October 25, 2015

The case for treating climate change like a war Oct 25, 2015

The case for treating climate change like a war Oct 25, 2015


link:  http://bit.ly/205YlYQ

They are still crunching the numbers, but according to the National Oceanic and Atmospheric Administration, 2015 is on track to be the hottest year ever recorded.

Venkatesh Rao says we need to look at historical examples if we want a fighting chance against global warming. He argues piecemeal strategies won't work on climate -- we need to emulate the government-led effort that won World War II.

Rao is the founder of the blog ribbonfarm.com and an independent researcher, author, and management consultant based in Seattle.



Why should we look back to World War II to figure out how to tackle climate change?
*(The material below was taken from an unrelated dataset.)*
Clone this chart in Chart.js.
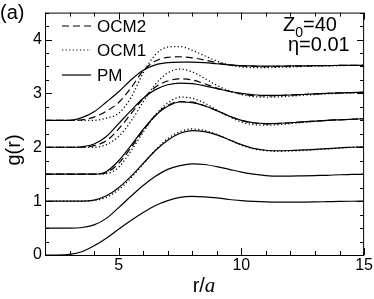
<!DOCTYPE html>
<html>
<head>
<meta charset="utf-8">
<script src="https://cdn.jsdelivr.net/npm/chart.js@4"></script>
<style>
  html, body { margin: 0; padding: 0; background: #fff; }
  canvas { display: block; }
</style>
</head>
<body>
<canvas id="grChart" width="374" height="299"></canvas>
<script>
// r/a sampling points
const rValues = [2, 2.5, 3, 3.5, 4, 4.5, 5, 5.5, 6, 6.5, 7, 7.5, 8, 8.5, 9, 9.5, 10, 10.5, 11, 11.5, 12, 12.5, 13, 13.5, 14, 14.5, 15];

// PM curves (each shifted by 0.5)
const pm0 = [0, 0, 0.01, 0.06, 0.17, 0.31, 0.48, 0.64, 0.79, 0.92, 1.01, 1.07, 1.09, 1.08, 1.06, 1.03, 1.01, 0.995, 0.985, 0.98, 0.98, 0.982, 0.985, 0.99, 0.995, 0.998, 1.0];
const pm1 = [0.5, 0.5, 0.5, 0.51, 0.56, 0.68, 0.88, 1.09, 1.29, 1.46, 1.59, 1.66, 1.69, 1.68, 1.64, 1.59, 1.54, 1.5, 1.475, 1.465, 1.465, 1.47, 1.475, 1.48, 1.49, 1.495, 1.5];
const pm2 = [1, 1, 1, 1, 1.02, 1.1, 1.25, 1.46, 1.7, 1.94, 2.13, 2.26, 2.31, 2.29, 2.23, 2.14, 2.05, 1.98, 1.945, 1.935, 1.94, 1.95, 1.96, 1.975, 1.99, 2.0, 2.01];
const pm3 = [1.5, 1.5, 1.5, 1.5, 1.5, 1.55, 1.75, 2.03, 2.33, 2.59, 2.76, 2.84, 2.83, 2.77, 2.68, 2.58, 2.5, 2.455, 2.44, 2.445, 2.455, 2.47, 2.485, 2.5, 2.51, 2.52, 2.53];
const pm4 = [2, 2, 2, 2.01, 2.06, 2.2, 2.44, 2.68, 2.91, 3.07, 3.16, 3.19, 3.18, 3.14, 3.09, 3.04, 3.0, 2.975, 2.965, 2.965, 2.97, 2.98, 2.99, 3.0, 3.01, 3.015, 3.02];
const pm5 = [2.5, 2.5, 2.5, 2.55, 2.66, 2.84, 3.03, 3.25, 3.43, 3.53, 3.57, 3.58, 3.58, 3.57, 3.55, 3.53, 3.515, 3.51, 3.505, 3.505, 3.51, 3.51, 3.515, 3.515, 3.52, 3.52, 3.52];

// OCM2 (dashed)
const ocm2_3 = [1.5, 1.5, 1.5, 1.5, 1.5, 1.53, 1.7, 1.99, 2.31, 2.59, 2.78, 2.85, 2.84, 2.77, 2.68, 2.58, 2.5, 2.45, 2.435, 2.44, 2.455, 2.47, 2.485, 2.5, 2.51, 2.52, 2.53];
const ocm2_4 = [2, 2, 2, 2, 2.03, 2.12, 2.34, 2.62, 2.9, 3.12, 3.23, 3.27, 3.25, 3.18, 3.1, 3.04, 2.99, 2.96, 2.955, 2.96, 2.97, 2.98, 2.99, 3.0, 3.01, 3.015, 3.02];
const ocm2_5 = [2.5, 2.5, 2.5, 2.51, 2.56, 2.67, 2.83, 3.1, 3.42, 3.6, 3.67, 3.68, 3.66, 3.62, 3.57, 3.53, 3.51, 3.5, 3.495, 3.5, 3.505, 3.51, 3.515, 3.515, 3.52, 3.52, 3.52];

// OCM1 (dotted)
const ocm1_2 = [1, 1, 1, 1, 1.01, 1.07, 1.21, 1.43, 1.69, 1.95, 2.16, 2.29, 2.34, 2.31, 2.24, 2.14, 2.04, 1.97, 1.935, 1.925, 1.93, 1.94, 1.955, 1.97, 1.985, 2.0, 2.01];
const ocm1_3 = [1.5, 1.5, 1.5, 1.5, 1.5, 1.51, 1.63, 1.93, 2.28, 2.6, 2.82, 2.93, 2.91, 2.82, 2.69, 2.57, 2.47, 2.42, 2.41, 2.42, 2.44, 2.46, 2.48, 2.5, 2.51, 2.52, 2.53];
const ocm1_4 = [2, 2, 2, 2, 2, 2.05, 2.2, 2.48, 2.84, 3.17, 3.38, 3.45, 3.4, 3.28, 3.15, 3.05, 2.98, 2.94, 2.93, 2.935, 2.95, 2.965, 2.98, 2.995, 3.0, 3.01, 3.02];
const ocm1_5 = [2.5, 2.5, 2.5, 2.5, 2.5, 2.54, 2.63, 2.92, 3.38, 3.72, 3.86, 3.87, 3.8, 3.7, 3.6, 3.53, 3.49, 3.48, 3.48, 3.485, 3.49, 3.5, 3.505, 3.51, 3.515, 3.52, 3.52];

const xMajorTicks = [5, 10, 15];
const yMajorTicks = [0, 1, 2, 3, 4];

const DASH = [7, 4];
const DOT = [1.2, 2.4];
const SANS = "'Liberation Sans', Arial, sans-serif";
const SERIF = "'Liberation Serif', 'Times New Roman', serif";

function toPoints(ys) {
  return ys.map((v, i) => ({ x: rValues[i], y: v }));
}

function line(ys, dash) {
  return {
    data: toPoints(ys),
    borderColor: "#000",
    borderWidth: dash === DOT ? 1.3 : 1.2,
    borderDash: dash || [],
    pointRadius: 0,
    fill: false,
    cubicInterpolationMode: "monotone",
  };
}

const datasets = [
  line(ocm1_2, DOT), line(ocm1_3, DOT), line(ocm1_4, DOT), line(ocm1_5, DOT),
  line(ocm2_3, DASH), line(ocm2_4, DASH), line(ocm2_5, DASH),
  line(pm0), line(pm1), line(pm2), line(pm3), line(pm4), line(pm5),
];

// frame, inward ticks, legend and labels
const decorations = {
  id: "decorations",
  afterDatasetsDraw(chart) {
    const { ctx, chartArea: a, scales } = chart;
    const x = scales.x, y = scales.y;
    ctx.save();
    ctx.strokeStyle = "#000";
    ctx.fillStyle = "#000";
    ctx.lineWidth = 1;
    ctx.setLineDash([]);
    ctx.strokeRect(a.left + 0.5, a.top + 0.5, a.right - a.left - 1, a.bottom - a.top);

    ctx.beginPath();
    for (let v = 2; v <= 15; v++) {
      const px = Math.round(x.getPixelForValue(v)) + 0.5;
      const len = xMajorTicks.includes(v) ? 7 : 4;
      ctx.moveTo(px, a.bottom); ctx.lineTo(px, a.bottom - len);
      ctx.moveTo(px, a.top); ctx.lineTo(px, a.top + len);
    }
    for (let i = 0; i <= 18; i++) {
      const v = i * 0.25;
      const py = Math.round(y.getPixelForValue(v)) + 0.5;
      const len = yMajorTicks.includes(v) ? 7 : 4;
      ctx.moveTo(a.left, py); ctx.lineTo(a.left + len, py);
      ctx.moveTo(a.right, py); ctx.lineTo(a.right - len, py);
    }
    ctx.stroke();

    // legend
    const legend = [["OCM2", DASH, 26], ["OCM1", DOT, 50], ["PM", [], 75]];
    ctx.font = "17px " + SANS;
    ctx.textBaseline = "middle";
    legend.forEach(([label, dash, ly]) => {
      ctx.beginPath();
      ctx.setLineDash(dash);
      ctx.lineWidth = 1.2;
      ctx.moveTo(62, ly); ctx.lineTo(91, ly);
      ctx.stroke();
      ctx.fillText(label, 97, ly + 1);
    });
    ctx.setLineDash([]);

    // parameters
    ctx.textBaseline = "alphabetic";
    ctx.font = "20px " + SANS;
    ctx.fillText("Z", 283, 31);
    const zw = ctx.measureText("Z").width;
    ctx.font = "14px " + SANS;
    ctx.fillText("0", 283 + zw, 37);
    const sw = ctx.measureText("0").width;
    ctx.font = "20px " + SANS;
    ctx.fillText("=40", 283 + zw + sw, 31);
    ctx.fillText("\u03b7=0.01", 288, 51);

    // panel mark
    ctx.fillText("(a)", 0, 19);

    // axis titles
    ctx.save();
    ctx.translate(20, 150);
    ctx.rotate(-Math.PI / 2);
    ctx.textAlign = "center";
    ctx.fillText("g(r)", 0, 0);
    ctx.restore();

    ctx.font = "20px " + SANS;
    const w1 = ctx.measureText("r/").width;
    ctx.font = "italic 21px " + SERIF;
    const w2 = ctx.measureText("a").width;
    const sx = 204 - (w1 + w2) / 2;
    ctx.font = "20px " + SANS;
    ctx.fillText("r/", sx, 292);
    ctx.font = "italic 21px " + SERIF;
    ctx.fillText("a", sx + w1, 292);
    ctx.restore();
  },
};

const tickFont = { family: SANS, size: 16 };

new Chart(document.getElementById("grChart"), {
  type: "line",
  data: { datasets: datasets },
  options: {
    responsive: false,
    animation: false,
    devicePixelRatio: 1,
    layout: { padding: { left: 0, right: 9, top: 10, bottom: 0 } },
    plugins: { legend: { display: false }, tooltip: { enabled: false } },
    scales: {
      x: {
        type: "linear",
        min: 2,
        max: 15,
        afterFit: (s) => { s.height = 44; },
        grid: { display: false, drawTicks: false },
        border: { display: false },
        ticks: {
          stepSize: 1,
          autoSkip: false,
          maxRotation: 0,
          padding: 1,
          color: "#000",
          font: tickFont,
          callback: (v) => (xMajorTicks.includes(v) ? String(v) : ""),
        },
      },
      y: {
        min: 0,
        max: 4.5,
        afterFit: (s) => { s.width = 45; },
        grid: { display: false, drawTicks: false },
        border: { display: false },
        ticks: {
          stepSize: 0.25,
          autoSkip: false,
          padding: 3,
          color: "#000",
          font: tickFont,
          callback: (v) => (yMajorTicks.includes(v) ? String(v) : ""),
        },
      },
    },
  },
  plugins: [decorations],
});
</script>
</body>
</html>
The thing about climate change is it's a problem of such unprecedented magnitude that our everyday institutions of peacetime -- democratic institutions -- there's a good chance they won't be up to the task. So you have to look back in history and look for similarly large-scale efforts of coordinating across the globe. And if you look at all the precedents of technological change and social coordination, World War II and the mobilization effort stands out as pretty much the most appropriate precedent for thinking about what we're trying to do with climate change here now.

You say in your piece in The Atlantic that we need a technocratic revolution to fight climate change. Why do you think a successful fight against climate change should be led by public institutions rather than the free market or even local communities? 
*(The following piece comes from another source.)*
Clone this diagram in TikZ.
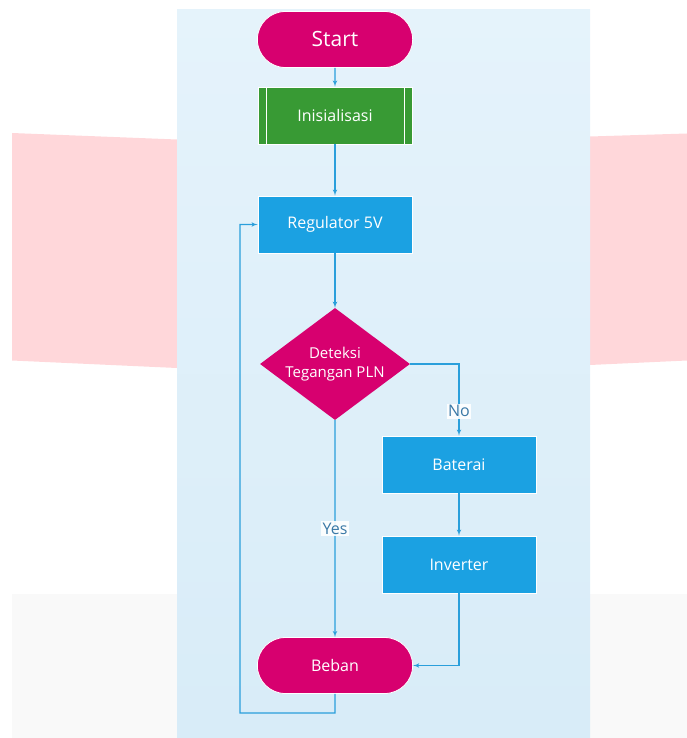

So, this is...probably the most contentious part of the climate change debates. My fundamental bias is towards trying to solve problems with free market institutions and the private sector as much as possible. But there's an issue of how much those mechanisms can do and how much they're appropriate for... Climate change requires a whole suite of energy technologies, a whole suite of chemistry-related technologies for carbon-reclamation, lots of things. And this means you're talking a portfolio approach, and whenever you're talking portfolios, somebody has to manage the portfolio.

What's wrong with treating climate change as a local problem with local solutions?

If you talk to libertarians, who tend to be the most strident skeptics on the economic level - to them, the best solutions are always small and local with a lot of individual autonomy. On one hand, they're right about a lot of things, that institutions that are larger than local tend to be prone to corruption and so forth. But on the other hand, you have to deal with the physics of the situation. This is fundamentally not a local problem. You've got the atmosphere, which is a completely connected body of gas that envelops the planet. You've got the oceans...that are all completely connected, so acidification in one part of the ocean will get carried by currents and mixing to the rest of the planet. So all those are global problems, and without a certain amount of global coordination, you're going to have a tragedy of the commons.

It's easy to see how people can unite behind a government when the enemy is a force of evil, like Nazi Germany. But how do you convince people to place that same level of trust in government when the enemy is so diffuse, like it would be if we were dealing with environmental problems?

The simple answer there is we don't know...But if you look around, alright, what's a similarly powerful narrative that can motivate people to work on large-scale social problems, as opposed to large-scale military problems...one of them is just a simple appeal to the parental instinct. And to the extent that you recognize future generations are going to be living and facing the consequences of these problems, the narrative can be a powerful one.